Monday, Nov. 15, 1999

Superpower Stiff

By Romesh Ratnesar

There may not be many reasons to feel sorry for the United Nations--its marble-and-glass headquarters, after all, have occupied prime Manhattan real estate free of charge for nearly 50 years--but nothing justifies the degree of sheer pitilessness that the U.N.'s biggest, richest and most important member has shown toward the world body since the mid-'80s. That's when the U.S. decided to cut back on paying its U.N. dues, got serious about slashing the organization's bloat, held funding for the U.N. hostage to abortion politics and allowed the U.S. to begin accumulating well over $1 billion in arrears.

Now comes the reckoning: if Congress and the White House do not come up with at least $350 million by the end of the year, the U.S. will lose its vote in the U.N.'s 185-member General Assembly, joining the company of such scofflaws as Somalia, Iraq and Sierra Leone. American delinquency has sullied the U.S.'s prestige at the U.N., and may be gnawing away at American credibility overseas. How, foreign-policy types worry, can a nation lead if it won't even pay its bills? Late last week congressional Republicans remained deadlocked with the Administration over the arrears. Under one proposal, Congress would release enough money to allow the U.S. to retain its seat in the General Assembly. The nation's Security Council slot is not in jeopardy. But that would still leave Washington more than $1 billion in the hole, which the Administration finds unacceptable. And no one knows if the U.N.-bashing G.O.P.--which showed a willingness to play chicken politics with the White House over the Comprehensive Test Ban Treaty last month--is really ready to compromise. "Having seen what's happened over the last couple of years," U.N. Secretary-General Kofi Annan told TIME, "I hesitate to hazard a guess."
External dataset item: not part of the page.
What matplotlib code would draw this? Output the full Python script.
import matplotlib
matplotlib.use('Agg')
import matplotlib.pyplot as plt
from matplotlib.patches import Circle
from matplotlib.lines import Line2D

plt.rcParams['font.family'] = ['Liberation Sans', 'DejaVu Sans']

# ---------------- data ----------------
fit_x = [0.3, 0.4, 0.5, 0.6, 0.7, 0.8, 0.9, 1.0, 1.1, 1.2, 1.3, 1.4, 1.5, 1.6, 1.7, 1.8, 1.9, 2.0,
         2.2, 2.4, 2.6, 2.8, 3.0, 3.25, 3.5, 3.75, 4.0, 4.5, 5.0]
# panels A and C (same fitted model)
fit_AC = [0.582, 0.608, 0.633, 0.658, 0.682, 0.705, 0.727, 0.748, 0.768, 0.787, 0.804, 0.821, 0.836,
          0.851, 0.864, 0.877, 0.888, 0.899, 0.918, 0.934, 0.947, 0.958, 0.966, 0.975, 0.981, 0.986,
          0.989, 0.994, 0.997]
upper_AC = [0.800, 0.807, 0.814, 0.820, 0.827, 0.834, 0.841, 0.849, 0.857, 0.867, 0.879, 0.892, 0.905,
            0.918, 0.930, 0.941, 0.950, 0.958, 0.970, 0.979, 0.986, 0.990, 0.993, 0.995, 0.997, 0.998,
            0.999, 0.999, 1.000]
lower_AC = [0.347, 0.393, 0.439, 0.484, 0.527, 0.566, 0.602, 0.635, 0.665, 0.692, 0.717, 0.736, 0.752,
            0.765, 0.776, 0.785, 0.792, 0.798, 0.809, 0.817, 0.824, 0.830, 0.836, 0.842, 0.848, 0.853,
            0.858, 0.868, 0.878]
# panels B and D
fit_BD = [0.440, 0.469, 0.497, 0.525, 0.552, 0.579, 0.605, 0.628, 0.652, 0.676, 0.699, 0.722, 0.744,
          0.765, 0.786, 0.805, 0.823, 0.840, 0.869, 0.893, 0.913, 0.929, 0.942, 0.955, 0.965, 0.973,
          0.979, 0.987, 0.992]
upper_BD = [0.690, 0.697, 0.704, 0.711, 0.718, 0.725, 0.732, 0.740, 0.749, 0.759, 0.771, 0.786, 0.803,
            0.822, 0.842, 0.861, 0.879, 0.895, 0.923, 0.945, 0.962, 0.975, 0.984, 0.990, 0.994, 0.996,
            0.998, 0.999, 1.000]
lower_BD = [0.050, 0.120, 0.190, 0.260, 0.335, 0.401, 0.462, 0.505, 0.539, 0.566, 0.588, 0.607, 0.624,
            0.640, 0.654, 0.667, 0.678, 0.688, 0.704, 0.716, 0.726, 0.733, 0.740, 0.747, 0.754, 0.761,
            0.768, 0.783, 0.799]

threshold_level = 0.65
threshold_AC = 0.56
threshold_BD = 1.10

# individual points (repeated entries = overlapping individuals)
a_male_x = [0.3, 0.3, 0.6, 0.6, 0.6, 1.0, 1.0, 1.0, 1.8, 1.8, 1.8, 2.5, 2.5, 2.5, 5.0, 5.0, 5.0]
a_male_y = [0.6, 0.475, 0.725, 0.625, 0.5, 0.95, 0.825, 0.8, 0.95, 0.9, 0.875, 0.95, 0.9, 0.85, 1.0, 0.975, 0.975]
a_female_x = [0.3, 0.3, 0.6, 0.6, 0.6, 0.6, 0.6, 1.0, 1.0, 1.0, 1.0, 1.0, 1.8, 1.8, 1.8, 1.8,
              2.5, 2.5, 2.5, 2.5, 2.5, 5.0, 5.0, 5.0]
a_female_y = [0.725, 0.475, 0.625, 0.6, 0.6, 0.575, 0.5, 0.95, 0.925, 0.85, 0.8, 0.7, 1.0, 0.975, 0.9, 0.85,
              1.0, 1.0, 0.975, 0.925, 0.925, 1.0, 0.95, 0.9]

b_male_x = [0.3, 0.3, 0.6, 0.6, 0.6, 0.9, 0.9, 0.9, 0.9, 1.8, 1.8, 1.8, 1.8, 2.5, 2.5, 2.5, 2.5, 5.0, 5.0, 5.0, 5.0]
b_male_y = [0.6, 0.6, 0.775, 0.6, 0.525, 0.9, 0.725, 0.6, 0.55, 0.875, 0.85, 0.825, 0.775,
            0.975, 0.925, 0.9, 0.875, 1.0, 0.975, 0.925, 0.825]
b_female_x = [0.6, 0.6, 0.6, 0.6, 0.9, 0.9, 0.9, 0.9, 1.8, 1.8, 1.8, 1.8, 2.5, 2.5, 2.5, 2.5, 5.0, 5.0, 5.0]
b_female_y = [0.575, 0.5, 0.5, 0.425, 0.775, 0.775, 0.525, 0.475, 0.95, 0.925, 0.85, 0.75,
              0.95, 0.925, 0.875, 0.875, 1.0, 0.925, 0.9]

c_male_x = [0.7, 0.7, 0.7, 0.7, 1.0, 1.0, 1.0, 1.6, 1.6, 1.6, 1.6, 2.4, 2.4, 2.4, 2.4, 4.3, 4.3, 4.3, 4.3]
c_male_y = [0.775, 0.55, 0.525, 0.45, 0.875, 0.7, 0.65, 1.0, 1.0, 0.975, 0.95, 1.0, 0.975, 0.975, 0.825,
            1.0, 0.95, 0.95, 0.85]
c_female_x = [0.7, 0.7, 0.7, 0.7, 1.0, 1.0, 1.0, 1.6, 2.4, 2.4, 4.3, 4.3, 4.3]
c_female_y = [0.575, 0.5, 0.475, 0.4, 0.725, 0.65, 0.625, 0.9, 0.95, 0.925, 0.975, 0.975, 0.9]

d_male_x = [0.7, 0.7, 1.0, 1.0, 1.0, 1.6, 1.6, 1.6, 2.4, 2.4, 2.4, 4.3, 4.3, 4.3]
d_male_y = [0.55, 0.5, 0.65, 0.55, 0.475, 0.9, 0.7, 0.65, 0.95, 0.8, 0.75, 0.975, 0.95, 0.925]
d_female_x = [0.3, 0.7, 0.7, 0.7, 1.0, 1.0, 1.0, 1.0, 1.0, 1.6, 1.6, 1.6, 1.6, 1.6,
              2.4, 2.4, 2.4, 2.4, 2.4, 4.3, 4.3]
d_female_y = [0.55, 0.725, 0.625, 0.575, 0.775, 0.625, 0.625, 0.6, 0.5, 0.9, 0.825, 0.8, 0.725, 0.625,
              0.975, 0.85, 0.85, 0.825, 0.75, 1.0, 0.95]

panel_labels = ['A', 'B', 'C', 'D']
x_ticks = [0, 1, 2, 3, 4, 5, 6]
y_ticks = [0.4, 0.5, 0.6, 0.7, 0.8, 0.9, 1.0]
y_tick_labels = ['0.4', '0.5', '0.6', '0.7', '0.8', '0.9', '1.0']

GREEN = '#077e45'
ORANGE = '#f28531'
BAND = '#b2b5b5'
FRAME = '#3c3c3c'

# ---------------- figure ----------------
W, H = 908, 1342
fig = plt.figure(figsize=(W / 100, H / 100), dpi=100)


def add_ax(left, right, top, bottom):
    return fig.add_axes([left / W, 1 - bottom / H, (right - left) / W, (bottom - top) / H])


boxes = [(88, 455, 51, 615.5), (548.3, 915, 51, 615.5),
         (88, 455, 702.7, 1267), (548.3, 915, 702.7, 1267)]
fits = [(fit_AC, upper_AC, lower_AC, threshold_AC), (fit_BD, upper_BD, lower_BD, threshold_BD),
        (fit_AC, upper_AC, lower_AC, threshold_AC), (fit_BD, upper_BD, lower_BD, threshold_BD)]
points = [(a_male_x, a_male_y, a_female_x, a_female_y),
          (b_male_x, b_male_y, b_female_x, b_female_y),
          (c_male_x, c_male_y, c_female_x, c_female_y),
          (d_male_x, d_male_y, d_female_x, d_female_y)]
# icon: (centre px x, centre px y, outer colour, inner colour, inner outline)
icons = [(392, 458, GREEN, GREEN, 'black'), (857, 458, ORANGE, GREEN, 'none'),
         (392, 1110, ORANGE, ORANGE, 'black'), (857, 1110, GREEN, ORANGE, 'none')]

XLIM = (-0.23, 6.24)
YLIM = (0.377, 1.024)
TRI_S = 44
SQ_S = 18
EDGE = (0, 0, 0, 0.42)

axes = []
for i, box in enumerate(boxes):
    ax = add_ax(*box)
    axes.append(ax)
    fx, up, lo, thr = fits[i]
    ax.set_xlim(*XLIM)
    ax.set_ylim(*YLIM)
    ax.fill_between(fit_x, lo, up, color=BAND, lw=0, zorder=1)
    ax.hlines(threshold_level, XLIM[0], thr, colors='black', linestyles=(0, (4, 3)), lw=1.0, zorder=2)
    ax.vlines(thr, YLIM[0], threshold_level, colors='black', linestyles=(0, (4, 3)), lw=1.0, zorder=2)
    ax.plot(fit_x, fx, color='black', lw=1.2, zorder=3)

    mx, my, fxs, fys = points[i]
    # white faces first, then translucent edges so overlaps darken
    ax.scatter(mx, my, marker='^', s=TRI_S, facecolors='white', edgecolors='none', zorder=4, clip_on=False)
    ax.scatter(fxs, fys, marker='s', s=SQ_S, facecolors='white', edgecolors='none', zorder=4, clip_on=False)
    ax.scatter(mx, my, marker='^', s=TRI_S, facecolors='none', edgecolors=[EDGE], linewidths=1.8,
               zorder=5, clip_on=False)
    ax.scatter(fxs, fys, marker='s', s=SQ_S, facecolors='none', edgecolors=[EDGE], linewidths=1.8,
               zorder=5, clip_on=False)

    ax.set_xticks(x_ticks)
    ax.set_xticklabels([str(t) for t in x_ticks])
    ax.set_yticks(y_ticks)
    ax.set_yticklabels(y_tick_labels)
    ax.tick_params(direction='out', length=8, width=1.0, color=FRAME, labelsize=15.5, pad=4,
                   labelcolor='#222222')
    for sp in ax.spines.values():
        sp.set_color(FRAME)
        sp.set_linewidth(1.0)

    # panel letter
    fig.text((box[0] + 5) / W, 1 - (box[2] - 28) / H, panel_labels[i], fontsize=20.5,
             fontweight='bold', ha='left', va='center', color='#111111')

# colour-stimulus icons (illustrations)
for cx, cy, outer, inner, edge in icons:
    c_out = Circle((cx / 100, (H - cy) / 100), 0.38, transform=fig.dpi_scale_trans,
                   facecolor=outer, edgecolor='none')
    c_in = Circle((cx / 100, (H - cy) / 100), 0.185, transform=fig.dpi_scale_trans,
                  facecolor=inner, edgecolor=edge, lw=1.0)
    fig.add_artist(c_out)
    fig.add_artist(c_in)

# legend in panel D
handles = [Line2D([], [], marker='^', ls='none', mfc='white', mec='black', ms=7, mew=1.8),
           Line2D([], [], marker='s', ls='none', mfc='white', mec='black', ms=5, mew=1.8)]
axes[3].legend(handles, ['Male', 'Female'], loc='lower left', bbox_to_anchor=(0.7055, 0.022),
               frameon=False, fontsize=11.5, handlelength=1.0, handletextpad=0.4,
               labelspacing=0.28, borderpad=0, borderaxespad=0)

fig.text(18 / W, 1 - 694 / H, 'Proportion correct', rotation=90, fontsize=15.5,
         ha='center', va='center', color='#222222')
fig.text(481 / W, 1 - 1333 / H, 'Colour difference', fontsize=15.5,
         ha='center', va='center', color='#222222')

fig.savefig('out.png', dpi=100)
The White House has ascribed the U.S.'s failure to pay its U.N. debts mainly to isolationist Republican kookery. In fact, Congress has passed two bills authorizing payment of the arrears. But President Clinton vetoed both because of New Jersey Republican Representative Chris Smith's insistence that U.N. dues be tied to legislation that would withhold money to any organizations that lobby foreign governments on abortion. Though they have watered down their antiabortion language, House G.O.P. leaders Tom DeLay and Dick Armey have also promised Smith that payment of the arrears will remain linked to his proviso. That's unacceptable to the White House and its supporters. Massachusetts Senator John Kerry is blunt: "Petty, partisan, ideological, picayune politics are undermining the national-security interests of our country."
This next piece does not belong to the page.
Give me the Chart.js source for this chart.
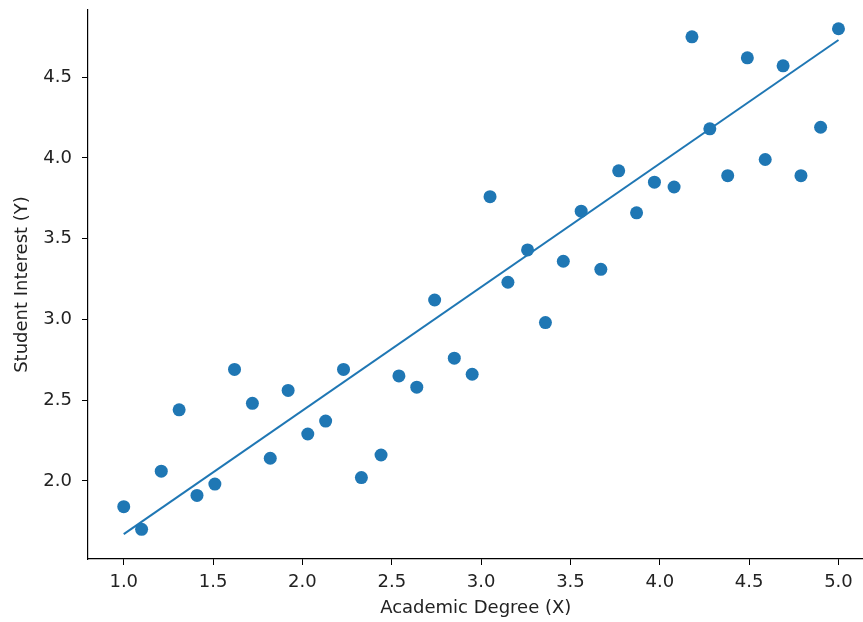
<!DOCTYPE html>
<html>
<head>
<meta charset="utf-8">
<script src="https://cdn.jsdelivr.net/npm/chart.js@4"></script>
<style>
  html, body { margin: 0; padding: 0; background: #fff; overflow: hidden; }
  #wrap { width: 870px; height: 622px; }
</style>
</head>
<body>
<div id="wrap"><canvas id="scatterChart"></canvas></div>
<script>
// Academic degree (x) and student interest (y)
const degree = [1.00, 1.10, 1.21, 1.31, 1.41, 1.51, 1.62, 1.72, 1.82, 1.92,
  2.03, 2.13, 2.23, 2.33, 2.44, 2.54, 2.64, 2.74, 2.85, 2.95,
  3.05, 3.15, 3.26, 3.36, 3.46, 3.56, 3.67, 3.77, 3.87, 3.97,
  4.08, 4.18, 4.28, 4.38, 4.49, 4.59, 4.69, 4.79, 4.90, 5.00];
const interest = [1.84, 1.70, 2.06, 2.44, 1.91, 1.98, 2.69, 2.48, 2.14, 2.56,
  2.29, 2.37, 2.69, 2.02, 2.16, 2.65, 2.58, 3.12, 2.76, 2.66,
  3.76, 3.23, 3.43, 2.98, 3.36, 3.67, 3.31, 3.92, 3.66, 3.85,
  3.82, 4.75, 4.18, 3.89, 4.62, 3.99, 4.57, 3.89, 4.19, 4.80];

// Fitted line end points
const fitX = [1.0, 5.0];
const fitY = [1.67, 4.73];

// Tick labels
const xTicks = [1.0, 1.5, 2.0, 2.5, 3.0, 3.5, 4.0, 4.5, 5.0];
const yTicks = [2.0, 2.5, 3.0, 3.5, 4.0, 4.5];

const blue = '#1f77b4';
const font = { family: 'DejaVu Sans', size: 18 };

const points = degree.map((x, i) => ({ x: x, y: interest[i] }));
const fitLine = fitX.map((x, i) => ({ x: x, y: fitY[i] }));

const ctx = document.getElementById('scatterChart').getContext('2d');
new Chart(ctx, {
  type: 'scatter',
  data: {
    datasets: [{
      data: fitLine,
      showLine: true,
      borderColor: blue,
      borderWidth: 2,
      pointRadius: 0,
      fill: false,
      order: 2
    }, {
      data: points,
      backgroundColor: blue,
      borderColor: blue,
      borderWidth: 0,
      pointRadius: 6.5,
      order: 1
    }]
  },
  options: {
    responsive: true,
    maintainAspectRatio: false,
    animation: false,
    layout: { padding: { top: 10, right: 0, left: 0, bottom: 0 } },
    plugins: {
      legend: { display: false },
      tooltip: { enabled: false }
    },
    scales: {
      x: {
        type: 'linear',
        min: 0.8,
        max: 5.14,
        afterBuildTicks: (scale) => {
          scale.ticks = xTicks.map((v) => ({ value: v }));
        },
        afterFit: (scale) => {
          scale.height = 63;
          scale.paddingLeft = 0;
          scale.paddingRight = 0;
        },
        ticks: {
          color: '#222',
          font: font,
          padding: 7,
          maxRotation: 0,
          callback: (v) => v.toFixed(1)
        },
        grid: {
          drawOnChartArea: false,
          drawTicks: true,
          tickLength: 6,
          color: '#000'
        },
        border: { display: true, color: '#000', width: 1.2 },
        title: {
          display: true,
          text: 'Academic Degree (X)',
          color: '#222',
          font: font,
          padding: { top: 0, bottom: 3 }
        }
      },
      y: {
        type: 'linear',
        min: 1.516,
        max: 4.916,
        afterBuildTicks: (scale) => {
          scale.ticks = yTicks.map((v) => ({ value: v }));
        },
        afterFit: (scale) => {
          scale.width = 88;
          scale.paddingTop = 0;
          scale.paddingBottom = 0;
        },
        ticks: {
          color: '#222',
          font: font,
          padding: 10,
          callback: (v) => v.toFixed(1)
        },
        grid: {
          drawOnChartArea: false,
          drawTicks: true,
          tickLength: 6,
          color: '#000'
        },
        border: { display: true, color: '#000', width: 1.2 },
        title: {
          display: true,
          text: 'Student Interest (Y)',
          color: '#222',
          font: font,
          padding: { top: 12, bottom: 0 }
        }
      }
    }
  }
});
</script>
</body>
</html>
How? For one thing, failing to pay U.N. dues is actually costing the U.S. more money in the long run by jeopardizing efforts to reduce the U.S. share of the U.N. peacekeeping tab from 30% to 25%. (The U.S. expects a $320 million bill this year.) "Countries would have been willing to lower the U.S. portion," says U.N. information officer Jessica Jiji, "if they had paid their dues." And if the U.S. loses its General Assembly vote, it may also forfeit its moral strength in the battle to restrain the growth of the U.N. budget. Says U.N. Under-Secretary-General Joseph Connor: "Somebody sitting on the bench isn't throwing the balls."
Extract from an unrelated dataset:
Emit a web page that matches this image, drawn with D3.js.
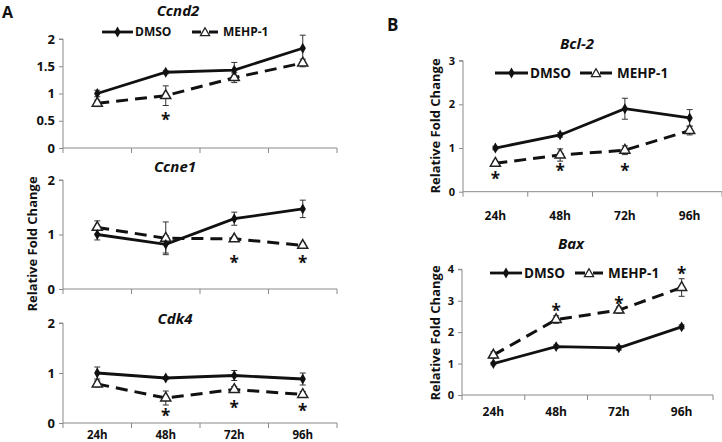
<!DOCTYPE html>
<html><head><meta charset="utf-8">
<script src="https://cdn.jsdelivr.net/npm/d3@7/dist/d3.min.js"></script>
<style>body{margin:0;background:#fff}svg{display:block;font-family:"Open Sans",sans-serif}</style>
</head><body><svg id="c" width="722" height="442"></svg>
<script>
const timepoints = ["24h","48h","72h","96h"];
const seriesNames = ["DMSO","MEHP-1"];

const ccnd2Dmso = [1.0, 1.39, 1.43, 1.83];
const ccnd2DmsoErr = [0.06, 0.03, 0.14, 0.24];
const ccnd2Mehp = [0.82, 0.96, 1.29, 1.56];
const ccnd2MehpErr = [0.06, 0.18, 0.09, 0.07];
const ccnd2Star = [null, 0.57, null, null];
const ccnd2Ticks = [0, 0.5, 1, 1.5, 2];

const ccne1Dmso = [1.0, 0.82, 1.29, 1.47];
const ccne1DmsoErr = [0.1, 0.16, 0.12, 0.16];
const ccne1Mehp = [1.13, 0.93, 0.92, 0.8];
const ccne1MehpErr = [0.12, 0.3, 0.04, 0.04];
const ccne1Star = [null, null, 0.53, 0.53];
const ccne1Ticks = [0, 1, 2];

const cdk4Dmso = [1.0, 0.9, 0.95, 0.88];
const cdk4DmsoErr = [0.12, 0.03, 0.1, 0.12];
const cdk4Mehp = [0.78, 0.5, 0.67, 0.57];
const cdk4MehpErr = [0.06, 0.14, 0.06, 0.06];
const cdk4Star = [null, 0.2, 0.36, 0.3];
const cdk4Ticks = [0, 1, 2];

const bcl2Dmso = [1.0, 1.3, 1.9, 1.69];
const bcl2DmsoErr = [0.04, 0.05, 0.24, 0.19];
const bcl2Mehp = [0.65, 0.84, 0.95, 1.4];
const bcl2MehpErr = [0.05, 0.14, 0.1, 0.1];
const bcl2Star = [0.36, 0.54, 0.54, null];
const bcl2Ticks = [0, 1, 2, 3];

const baxDmso = [1.0, 1.54, 1.5, 2.17];
const baxDmsoErr = [0.04, 0.05, 0.07, 0.06];
const baxMehp = [1.27, 2.4, 2.7, 3.42];
const baxMehpErr = [0.1, 0.12, 0.1, 0.28];
const baxStar = [null, 2.78, 3.0, 3.93];
const baxTicks = [0, 1, 2, 3, 4];

const svg = d3.select("#c");
const AX = "#8a8a8a";

function panel(o) {
  const g = svg.append("g");
  const x = d3.scaleBand().domain(timepoints).range([o.x0, o.x1]);
  const y = d3.scaleLinear().domain([0, o.ymax]).range([o.yb, o.yt]);
  const ya = g.append("g").attr("transform", `translate(${o.x0},0)`)
    .call(d3.axisLeft(y).tickValues(o.ticks).tickSize(4).tickPadding(4).tickFormat(d3.format("~g")));
  ya.select(".domain").attr("stroke", AX).attr("d", `M-4,${o.yt}H0V${o.yb}`);
  ya.selectAll(".tick line").attr("stroke", AX);
  ya.selectAll("text").attr("font-size", o.tfs).attr("font-weight", "bold").attr("fill", "#111").attr("font-family", "Open Sans");
  const xa = g.append("g").attr("transform", `translate(0,${o.yb})`);
  xa.append("line").attr("x1", o.x0).attr("x2", o.x1).attr("stroke", AX);
  const bounds = [o.x0].concat(timepoints.map(t => x(t) + x.bandwidth()));
  xa.selectAll("line.tk").data(bounds).enter().append("line").attr("class", "tk")
    .attr("x1", d => d).attr("x2", d => d).attr("y1", 0).attr("y2", 5).attr("stroke", AX);
  if (o.xlabels) {
    xa.selectAll("text").data(timepoints).enter().append("text")
      .attr("x", d => x(d) + x.bandwidth() / 2).attr("y", o.xly)
      .attr("text-anchor", "middle").attr("font-size", o.xfs || 12).attr("font-weight", "bold").attr("fill", "#111")
      .text(d => d);
  }
  g.append("text").attr("x", o.tx).attr("y", o.ty).attr("text-anchor", "middle")
    .attr("font-size", 15).attr("font-weight", "bold").attr("font-style", "italic").attr("fill", "#111").text(o.title);
  const cx = d => x(d) + x.bandwidth() / 2;
  const mk = (vals, errs) => timepoints.map((t, i) => ({t, v: vals[i], e: errs[i]}));
  const dm = mk(o.dmso, o.dmsoErr), me = mk(o.mehp, o.mehpErr);
  const line = d3.line().x(d => cx(d.t)).y(d => y(d.v));
  g.append("path").attr("d", line(me)).attr("fill", "none").attr("stroke", "#111").attr("stroke-width", 3).attr("stroke-dasharray", "12,7");
  g.append("path").attr("d", line(dm)).attr("fill", "none").attr("stroke", "#111").attr("stroke-width", 2.8);
  [dm, me].forEach(s => {
    const eb = g.append("g").selectAll("g").data(s).enter().append("g").attr("stroke", "#333").attr("stroke-width", 1);
    eb.append("line").attr("x1", d => cx(d.t)).attr("x2", d => cx(d.t)).attr("y1", d => y(d.v + d.e)).attr("y2", d => y(d.v - d.e));
    eb.append("line").attr("x1", d => cx(d.t) - 3).attr("x2", d => cx(d.t) + 3).attr("y1", d => y(d.v + d.e)).attr("y2", d => y(d.v + d.e));
    eb.append("line").attr("x1", d => cx(d.t) - 3).attr("x2", d => cx(d.t) + 3).attr("y1", d => y(d.v - d.e)).attr("y2", d => y(d.v - d.e));
  });
  const tri = d3.symbol().type(d3.symbolTriangle).size(44);
  const triL = d3.symbol().type(d3.symbolTriangle).size(36);
  const dia = d3.symbol().type(d3.symbolDiamond).size(34);
  g.selectAll("path.tri").data(me).enter().append("path").attr("class", "tri")
    .attr("d", tri).attr("transform", d => `translate(${cx(d.t)},${y(d.v)})`)
    .attr("fill", "#fff").attr("stroke", "#222").attr("stroke-width", 1.5);
  g.selectAll("path.dia").data(dm).enter().append("path").attr("class", "dia")
    .attr("d", dia).attr("transform", d => `translate(${cx(d.t)},${y(d.v)})`).attr("fill", "#111");
  g.selectAll("text.st").data(timepoints.map((t, i) => ({t, s: o.star[i]})).filter(d => d.s != null))
    .enter().append("text").attr("class", "st").attr("x", d => cx(d.t)).attr("y", d => y(d.s) + 9)
    .attr("text-anchor", "middle").attr("font-size", 17).attr("font-weight", "bold").attr("fill", "#111").text("*");
  if (o.leg) {
    const L = o.leg;
    const lg = g.append("g").attr("transform", `translate(0,${L.y})`);
    lg.append("line").attr("x1", L.d0).attr("x2", L.d1).attr("stroke", "#111").attr("stroke-width", 2.8);
    lg.append("path").attr("d", dia).attr("transform", `translate(${(L.d0 + L.d1) / 2},0)`).attr("fill", "#111");
    lg.append("text").attr("x", L.d1 + 2).attr("y", L.fs * 0.36).attr("font-size", L.fs).attr("font-weight", "bold").attr("fill", "#111").text(seriesNames[0]);
    const mc = (L.m0 + L.m1) / 2;
    lg.append("line").attr("x1", L.m0).attr("x2", mc - 4).attr("stroke", "#111").attr("stroke-width", 3);
    lg.append("line").attr("x1", mc + 4).attr("x2", L.m1).attr("stroke", "#111").attr("stroke-width", 3);
    lg.append("path").attr("d", triL).attr("transform", `translate(${mc},1)`).attr("fill", "#fff").attr("stroke", "#222").attr("stroke-width", 1.3);
    lg.append("text").attr("x", L.m1 + 5).attr("y", L.fs * 0.36).attr("font-size", L.fs).attr("font-weight", "bold").attr("fill", "#111").text(seriesNames[1]);
  }
  if (o.ylab) {
    g.append("text").attr("transform", `translate(${o.ylab.x},${o.ylab.y}) rotate(-90)`)
      .attr("text-anchor", "middle").attr("font-size", 13).attr("font-weight", "bold").attr("fill", "#111")
      .text("Relative Fold Change");
  }
}

panel({x0: 63, x1: 337, yb: 148, yt: 39, ymax: 2, ticks: ccnd2Ticks, tfs: 13, title: "Ccnd2", tx: 178, ty: 16,
  dmso: ccnd2Dmso, dmsoErr: ccnd2DmsoErr, mehp: ccnd2Mehp, mehpErr: ccnd2MehpErr, star: ccnd2Star,
  leg: {y: 32, d0: 102, d1: 133, m0: 192, m1: 218, fs: 12}});
panel({x0: 63, x1: 337, yb: 289, yt: 180, ymax: 2, ticks: ccne1Ticks, tfs: 13, title: "Ccne1", tx: 175, ty: 172,
  dmso: ccne1Dmso, dmsoErr: ccne1DmsoErr, mehp: ccne1Mehp, mehpErr: ccne1MehpErr, star: ccne1Star,
  ylab: {x: 37, y: 244}});
panel({x0: 63, x1: 337, yb: 423, yt: 323, ymax: 2, ticks: cdk4Ticks, tfs: 13, title: "Cdk4", tx: 175, ty: 324,
  dmso: cdk4Dmso, dmsoErr: cdk4DmsoErr, mehp: cdk4Mehp, mehpErr: cdk4MehpErr, star: cdk4Star,
  xlabels: true, xly: 16, xfs: 11.5});
panel({x0: 463, x1: 722, yb: 191.7, yt: 60.7, ymax: 3, ticks: bcl2Ticks, tfs: 11, title: "Bcl-2", tx: 577, ty: 49,
  dmso: bcl2Dmso, dmsoErr: bcl2DmsoErr, mehp: bcl2Mehp, mehpErr: bcl2MehpErr, star: bcl2Star,
  xlabels: true, xly: 28, leg: {y: 73, d0: 495, d1: 528, m0: 580, m1: 612, fs: 13.5},
  ylab: {x: 440, y: 126}});
panel({x0: 462, x1: 713, yb: 395, yt: 269.3, ymax: 4, ticks: baxTicks, tfs: 11, title: "Bax", tx: 571, ty: 249,
  dmso: baxDmso, dmsoErr: baxDmsoErr, mehp: baxMehp, mehpErr: baxMehpErr, star: baxStar,
  xlabels: true, xly: 21, leg: {y: 273, d0: 490, d1: 522, m0: 575, m1: 603, fs: 13.5},
  ylab: {x: 440, y: 333}});

svg.append("text").attr("x", 2).attr("y", 18).attr("font-size", 16).attr("font-weight", "bold").attr("fill", "#111").text("A");
svg.append("text").attr("x", 387).attr("y", 31).attr("font-size", 17).attr("font-weight", "bold").attr("fill", "#111").text("B");
</script></body></html>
Many Republicans don't care. They point out that the real diplomatic work at the U.N. takes place in the tight confines of the Security Council, where the U.S. cannot lose its vote. Assured of that, G.O.P. firebrands are practically daring the U.N. to try to remove the U.S. from the General Assembly, as U.N. officials say their charter requires them to do. "Do you honestly believe we're going to lose our vote?" asks DeLay spokesman Mike Scanlon. "I'd like to see that happen." Adds Smith: "I honestly can't wait. If we lose our vote, that will call for a reassessment, and there will be a big national debate...about much of what goes on at the U.N."

Comments like that--which reflect a belief that the U.S. can and should act unilaterally in the world--infuriate other countries, making them less willing to go along with the U.S. when it does try to accomplish things through the U.N. "U.S. leadership has been compromised by the nonpayment," Annan says. "And it has provoked both friends and foes alike." But U.S. arrears have run along even as U.S. power grew through the Gulf War, the collapse of the Soviet Union and the war in Kosovo. It is easy to say the U.S. is losing prestige, but it is a sign of the U.N.'s irrelevance to most Americans that congressional politicos feel comfortable tilting at it.

Still, the current target practice comes at an awkward time. The U.S. needs the U.N. to help shoulder many of its foreign-policy goals--from getting rogue states like Iraq and North Korea to halt their weapons programs to keeping peace in places like Kosovo and East Timor--not to mention the humanitarian causes that the U.S. is increasingly reluctant to take up on its own. "If we're happy to see people float by the hundreds of thousands down the river, then fine," says I. William Zartman, of the Johns Hopkins School of Advanced International Studies. "But we do so at a peril to what's important to us."